_Supplied information:_
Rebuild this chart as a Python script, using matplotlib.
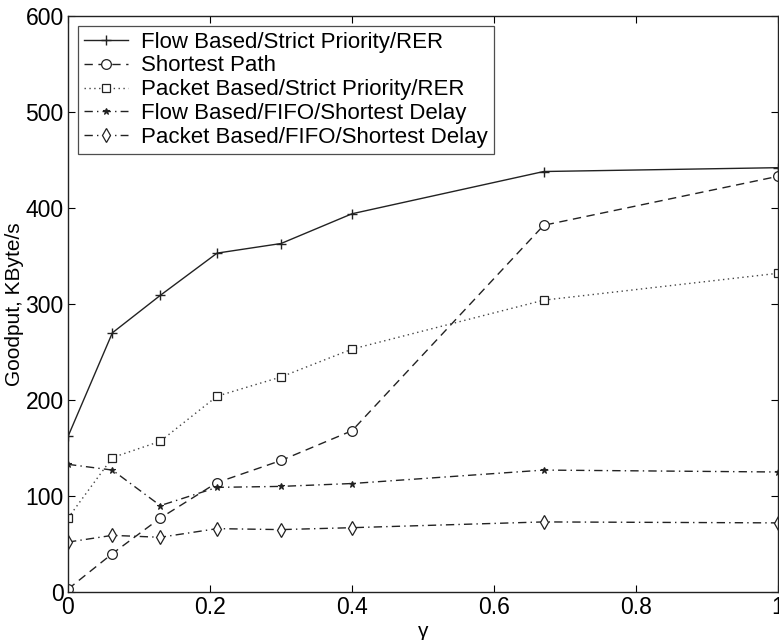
import matplotlib
matplotlib.use("Agg")
import matplotlib.pyplot as plt

plt.rcParams['font.family'] = ['Liberation Sans', 'DejaVu Sans']

gamma = [0, 0.0625, 0.13, 0.21, 0.30, 0.40, 0.67, 1.0]
flow_sp_rer = [162, 270, 309, 353, 363, 394, 438, 442]
shortest_path = [3, 40, 77, 114, 137, 168, 382, 433]
packet_sp_rer = [77, 140, 157, 204, 224, 253, 304, 332]
flow_fifo_sd = [133, 127, 90, 109, 110, 113, 127, 125]
packet_fifo_sd = [52, 59, 57, 66, 65, 67, 73, 72]

labels = ["Flow Based/Strict Priority/RER", "Shortest Path",
          "Packet Based/Strict Priority/RER", "Flow Based/FIFO/Shortest Delay",
          "Packet Based/FIFO/Shortest Delay"]
xticks = [0, 0.2, 0.4, 0.6, 0.8, 1]
yticks = [0, 100, 200, 300, 400, 500, 600]

fig = plt.figure(figsize=(7.79, 6.4), dpi=100)
ax = fig.add_axes([68/779, 1-592/640, (778-68)/779, (592-16)/640])

c = '#222222'
ax.plot(gamma, flow_sp_rer, '-', color=c, lw=1.0, marker='+', ms=7, mew=1.0, label=labels[0])
ax.plot(gamma, shortest_path, color=c, lw=1.0, ls=(0, (6, 4)), marker='o', ms=7,
        mfc='white', mew=0.9, label=labels[1])
ax.plot(gamma, packet_sp_rer, color='#444444', lw=1.0, ls=(0, (1, 2.5)), marker='s', ms=6,
        mfc='white', mec=c, mew=0.9, label=labels[2])
ax.plot(gamma, flow_fifo_sd, color=c, lw=1.0, ls=(0, (6, 3, 1, 3)), marker='*', ms=5,
        mew=0.8, label=labels[3])
ax.plot(gamma, packet_fifo_sd, color=c, lw=1.0, ls=(0, (6, 3, 1, 3)), marker='d', ms=7,
        mfc='white', mew=0.9, label=labels[4])

ax.set_xlim(0, 1)
ax.set_ylim(0, 600)
ax.set_xticks(xticks)
ax.set_xticklabels([str(t) for t in xticks])
ax.set_yticks(yticks)
ax.tick_params(direction='in', top=True, right=True, labelsize=16.5, length=5, width=0.8,
               pad=3)
for s in ax.spines.values():
    s.set_linewidth(1.0)
    s.set_color(c)

ax.set_xlabel('γ', fontsize=15, labelpad=2)
ax.set_ylabel('Goodput, KByte/s', fontsize=15, labelpad=1)

leg = ax.legend(loc='upper left', fontsize=16, frameon=True, fancybox=False,
                edgecolor=c, borderaxespad=0.45, handlelength=2.0, labelspacing=0.13,
                borderpad=0.25, handletextpad=0.6)
leg.get_frame().set_linewidth(0.9)

fig.savefig('out.png', dpi=100)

_Written exercise:_ Quote, exactly and only, the lines from the first line of the data above through the line containing "plt.rcParams['font.family'] = ['Liberation". The pictures do not belong in it.

_Output of the exercise:_
Rebuild this chart as a Python script, using matplotlib.
import matplotlib
matplotlib.use("Agg")
import matplotlib.pyplot as plt

plt.rcParams['font.family'] = ['Liberation Sans', 'DejaVu Sans']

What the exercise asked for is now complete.